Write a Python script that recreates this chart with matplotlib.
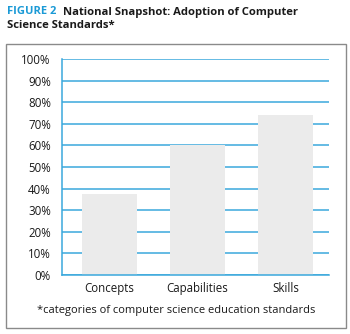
import matplotlib
matplotlib.use("Agg")
import matplotlib.pyplot as plt
from matplotlib.patches import Rectangle

categories = ["Concepts", "Capabilities", "Skills"]
adoption = [37.5, 60, 74]
y_ticks = list(range(0, 101, 10))
y_labels = [f"{t}%" for t in y_ticks]

BLUE = "#3aa8dc"
BAR = "#ebebeb"
W, H = 350, 334

plt.rcParams["font.family"] = ["Open Sans", "DejaVu Sans"]

fig = plt.figure(figsize=(W / 100, H / 100), dpi=100)

# outer frame
fig.patches.append(Rectangle((6 / W, 1 - 328 / H), 340 / W, 284 / H,
                             transform=fig.transFigure, fill=False,
                             edgecolor="#8a8a8a", linewidth=1.0))

# title
fig.text(7 / W, 1 - 12 / H, "FIGURE 2", color="#1b9ad6", fontsize=8.0,
         fontweight="bold", va="center", ha="left")
fig.text(63 / W, 1 - 12 / H, "National Snapshot: Adoption of Computer",
         color="#1a1a1a", fontsize=8.15, fontweight="bold", va="center", ha="left")
fig.text(7 / W, 1 - 26 / H, "Science Standards*", color="#1a1a1a",
         fontsize=8.15, fontweight="bold", va="center", ha="left")

ax = fig.add_axes([62 / W, 1 - 275 / H, 267 / W, 216 / H])
x = list(range(len(categories)))
ax.bar(x, adoption, width=0.625, color=BAR, zorder=2)
ax.set_ylim(0, 100)
ax.set_xlim(-0.54, 2.494)
ax.set_yticks(y_ticks)
ax.set_yticklabels(y_labels)
ax.set_xticks(x)
ax.set_xticklabels(categories)
ax.yaxis.grid(True, color=BLUE, linewidth=1.1, zorder=1)
ax.set_axisbelow(True)
for side in ["top", "right"]:
    ax.spines[side].set_visible(False)
for side in ["left", "bottom"]:
    ax.spines[side].set_color(BLUE)
    ax.spines[side].set_linewidth(1.1)
ax.tick_params(axis="both", length=0, labelsize=8.3, colors="#1a1a1a")
ax.tick_params(axis="y", pad=8)
ax.tick_params(axis="x", pad=5)

fig.text(176 / W, 1 - 311 / H, "*categories of computer science education standards",
         fontsize=8.0, ha="center", va="center", color="#1a1a1a")

fig.savefig("out.png", dpi=100)
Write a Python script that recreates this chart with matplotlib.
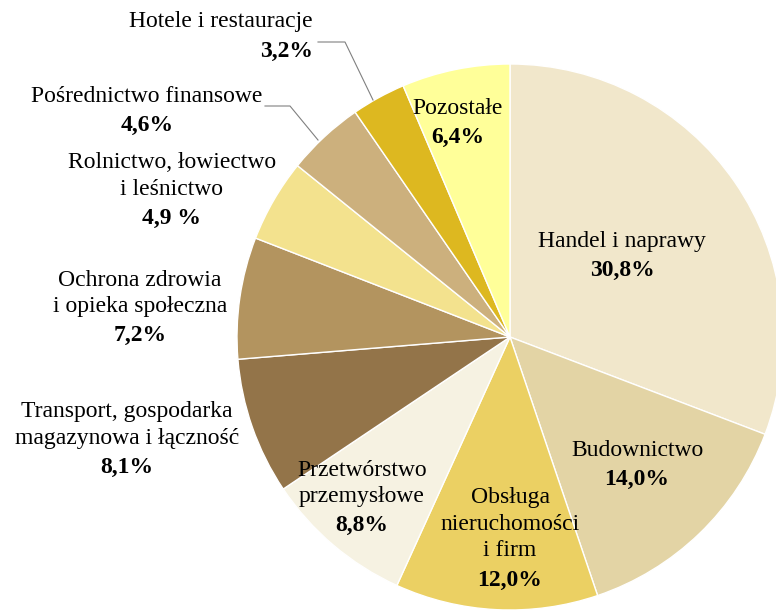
import matplotlib.pyplot as plt

labels = ["Handel i naprawy", "Budownictwo", "Obsługa\nnieruchomości\ni firm",
          "Przetwórstwo\nprzemysłowe", "Transport, gospodarka\nmagazynowa i łączność",
          "Ochrona zdrowia\ni opieka społeczna", "Rolnictwo, łowiectwo\ni leśnictwo",
          "Pośrednictwo finansowe", "Hotele i restauracje", "Pozostałe"]
values = [30.8, 14.0, 12.0, 8.8, 8.1, 7.2, 4.9, 4.6, 3.2, 6.4]
pct_text = ["30,8%", "14,0%", "12,0%", "8,8%", "8,1%", "7,2%", "4,9 %", "4,6%", "3,2%", "6,4%"]
colors = ["#F1E7CB", "#E3D4A5", "#EBD063", "#F6F2E2", "#937449",
          "#B3945F", "#F3E28E", "#CCB07D", "#DDB820", "#FFFF99"]

# label anchor (pixel coords of top line centre / right edge), alignment
label_pos = [(622, 241, "center"), (637, 450, "center"), (510, 498, "center"),
             (362, 470, "center"), (127, 412, "center"), (140, 280, "center"),
             (172, 163, "center"), (147, 96, "center"), (313, 22, "right"),
             (458, 108, "center")]

W, H = 776, 610
plt.rcParams["font.family"] = ["Liberation Serif", "DejaVu Serif"]

fig = plt.figure(figsize=(W / 100, H / 100), dpi=100)
cx, cy, r = 510, 337, 273
ax = fig.add_axes([(cx - r) / W, (H - cy - r) / H, 2 * r / W, 2 * r / H])
ax.pie(values, colors=colors, startangle=90, counterclock=False,
       wedgeprops=dict(edgecolor="white", linewidth=1))
ax.set_xlim(-1, 1)
ax.set_ylim(-1, 1)
ax.set_aspect("auto")
ax.axis("off")

fs = 17
lh = 26.5
for lab, pct, (x, y, ha) in zip(labels, pct_text, label_pos):
    lines = lab.split("\n")
    for i, line in enumerate(lines):
        fig.text(x / W, 1 - (y + i * lh) / H, line, ha=ha, va="center", fontsize=fs)
    fig.text(x / W, 1 - (y + len(lines) * lh + 2.5) / H, pct, ha=ha, va="center",
             fontsize=fs, fontweight="bold")

# leader lines
fig.add_artist(plt.Line2D([318 / W, 345 / W, 373 / W],
                          [1 - 42 / H, 1 - 42 / H, 1 - 100 / H],
                          color="#808080", linewidth=0.8))
fig.add_artist(plt.Line2D([265 / W, 290 / W, 318 / W],
                          [1 - 106 / H, 1 - 106 / H, 1 - 140 / H],
                          color="#808080", linewidth=0.8))

fig.savefig("out.png", dpi=100)
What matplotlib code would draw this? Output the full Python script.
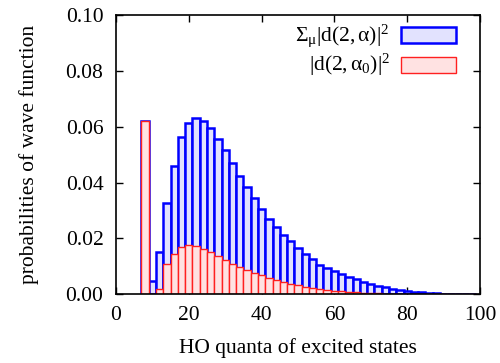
import numpy as np
import matplotlib
matplotlib.use("Agg")
import matplotlib.pyplot as plt
from matplotlib.patches import Rectangle

plt.rcParams.update({
    "font.family": ["Liberation Serif", "DejaVu Serif"],
    "mathtext.fontset": "custom",
    "mathtext.rm": "Liberation Serif",
    "mathtext.it": "Liberation Serif:italic",
    "mathtext.default": "regular",
    "font.size": 15.5,
})

# HO quanta (bin centres) and probabilities
quanta = list(range(8, 100, 2))
total_prob = [
    0.0622, 0.0049, 0.0150, 0.0328, 0.0460, 0.0563, 0.0613, 0.0632, 0.0621, 0.0595,
    0.0557, 0.0515, 0.0470, 0.0425, 0.0386, 0.0345, 0.0306, 0.0271, 0.0242, 0.0214,
    0.0190, 0.0166, 0.0144, 0.0125, 0.0106, 0.0094, 0.0082, 0.0073, 0.0062, 0.0054,
    0.0045, 0.0037, 0.0031, 0.0025, 0.0020, 0.0015, 0.0012, 0.0009, 0.0007, 0.0006,
    0.0004, 0.0003, 0.0002, 0.00015, 0.0001, 0.0001,
]
alpha0_prob = [
    0.0622, 0.0, 0.0021, 0.0109, 0.0146, 0.0171, 0.0177, 0.0174, 0.0162, 0.0151,
    0.0137, 0.0124, 0.0110, 0.0098, 0.0087, 0.0076, 0.0068, 0.0060, 0.0052, 0.0045,
    0.0038, 0.0032, 0.0027, 0.0024, 0.0019, 0.0016, 0.0013, 0.0011, 0.0009, 0.0007,
    0.0006, 0.0005, 0.0004, 0.0003, 0.00025, 0.0002, 0.00015, 0.0001, 0.0001, 0.00008,
    0.00006, 0.00004, 0.00003, 0.00002, 0.00001, 0.00001,
]
xticks = [0, 20, 40, 60, 80, 100]
yticks = [0.00, 0.02, 0.04, 0.06, 0.08, 0.10]

blue_face, blue_edge = "#e2e2fe", "#0000ff"
red_face, red_edge = "#ffe2e2", "#ff2020"

fig = plt.figure(figsize=(5.0, 3.63), dpi=100)
ax = fig.add_axes([0.232, 0.189, 0.728, 0.770])

ax.bar(quanta, total_prob, width=2.0, color=blue_face, edgecolor=blue_edge,
       linewidth=1.8, zorder=2)
ax.bar(quanta, alpha0_prob, width=2.0, color=red_face, edgecolor=red_edge,
       linewidth=1.0, zorder=3)

ax.set_xlim(0, 100)
ax.set_ylim(0, 0.10)
ax.set_xticks(xticks)
ax.set_yticks(yticks)
ax.set_yticklabels([f"{v:.2f}" for v in yticks])
ax.tick_params(direction="in", top=True, right=True, length=5, width=1.0,
               labelsize=15.5)
ax.tick_params(axis="y", pad=9)
ax.tick_params(axis="x", pad=8)
for s in ax.spines.values():
    s.set_linewidth(1.2)
    s.set_zorder(4)

ax.set_xlabel("HO quanta of excited states", fontsize=15.5, labelpad=10)
ax.set_ylabel("probabilities of wave function", fontsize=15.5, labelpad=19)

# key, text to the left of each sample box
entries = [
    (r"$\Sigma_{\mu}|d(2,\alpha)|^{2}$", blue_face, blue_edge, 1.8),
    (r"$|d(2,\alpha_{0})|^{2}$", red_face, red_edge, 1.0),
]
for i, (label, fc, ec, lw) in enumerate(entries):
    yc = 0.927 - i * 0.106
    ax.add_patch(Rectangle((0.782, yc - 0.028), 0.152, 0.056, transform=ax.transAxes,
                           facecolor=fc, edgecolor=ec, linewidth=lw, zorder=5))
    ax.text(0.752, yc, label, transform=ax.transAxes, ha="right", va="center",
            fontsize=15.5, zorder=5)

fig.savefig("out.png", dpi=100)
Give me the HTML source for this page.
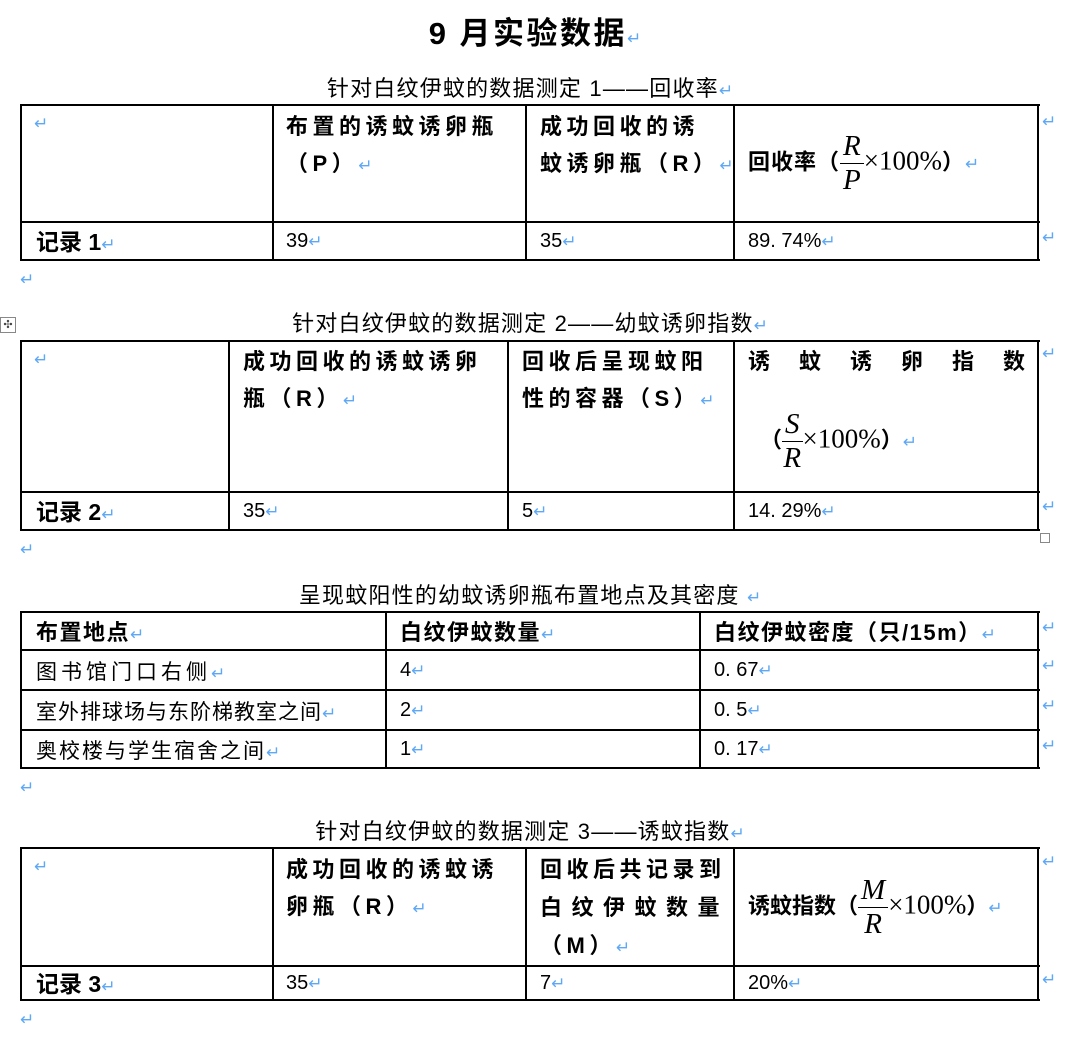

• **THE PROBLEM**: Give the number of lines in the entries that include the string "this", and nothing more.

• **COMPLETE OUTPUT**: 4